Le point économique pour Brazzaville
Au-delà du climat, la déclaration insiste sur la réforme de l’architecture financière mondiale. La Banque mondiale et le FMI sont encouragés à augmenter leur capacité de prêt. Une orientation saluée par la Banque des États de l’Afrique centrale, qui voit là une chance de relancer les PME régionales.
Le gouverneur Abbas Mahamat Tolli estime que de nouvelles lignes concessionnelles allégeraient la dette et financeraient les plans de développement. « Sans cadre commun simplifié, les États resteront coincés entre rigueur budgétaire et attentes sociales », avertit-il.
Absence américaine, position européenne
L’absence du président américain a paradoxalement facilité le compromis, selon plusieurs diplomates. Washington, représenté par une équipe restreinte, n’a pas imposé de lignes rouges sur l’Ukraine. Pretoria a ainsi brodé un texte équilibré, évitant la fracture Nord-Sud redoutée.
Pour l’Union européenne, ce consensus reste néanmoins fragile. Les chefs d’État européens ont improvisé une mini-réunion pour défendre leurs positions sur Kiev. Officiellement, ils saluent l’esprit d’unité. Officieusement, ils craignent que les partenariats énergétiques avec l’Afrique ne soient dilués.
Scénarios post-sommet
Trois chemins se dessinent pour la suite. Le premier miserait sur une traduction rapide des engagements financiers avant la COP28. Le second verrait les tensions géopolitiques freiner l’élan. Le troisième, hybride, combinerait avancées sectorielles et statu quo politique.

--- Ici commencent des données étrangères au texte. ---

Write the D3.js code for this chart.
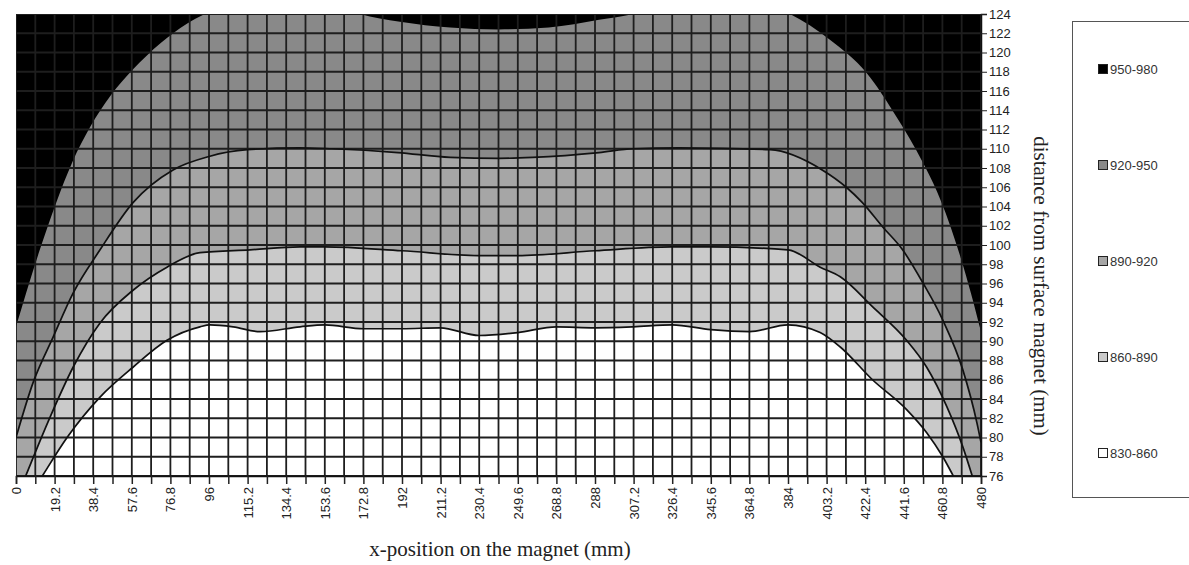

Diplomatie congolaise proactive
À Brazzaville, le ministère des Affaires étrangères privilégie un chemin d’avancées graduelles. Un conseiller rappelle que la diplomatie congolaise mobilise déjà la Team Europe pour la fibre optique et la Chine pour les ports. « Nous additionnons les offres plutôt que de les opposer », précise-t-il.
Et après ?
Les sherpas du G20 devront finaliser, d’ici décembre, un plan opérationnel listant les projets pilotes. Le Congo-Brazzaville espère inscrire la modernisation de la ligne ferroviaire Pointe-Noire-Oyo, essentielle pour désenclaver le nord forestier. Le financement mixte public-privé serait testé comme vitrine de la nouvelle gouvernance.
Dans le même temps, les négociations sur la dette congolaise continuent avec les créanciers privés. Un signal fort du G20 sur la résilience économique donnerait de l’air aux discussions. Selon un banquier parisien, « la perception de risque politique s’améliore quand les grandes puissances parient publiquement sur le pays ».
Photographié à côté de Ramaphosa, le président Denis Sassou Nguesso, invité d’honneur dans le cadre du partenariat climat, a salué « une page tournée vers un avenir d’équité ». Son équipe assure que ce n’est pas une posture mais le prolongement des réformes budgétaires engagées depuis 2021.
À l’issue du sommet, reste une question majeure : le consensus affiché survivra-t-il aux réalités du calendrier électoral des capitales du Nord ? Pour l’heure, Pretoria a placé la barre haut. L’Afrique centrale, lucide mais optimiste, entend transformer cette fenêtre diplomatique en leviers concrets de développement.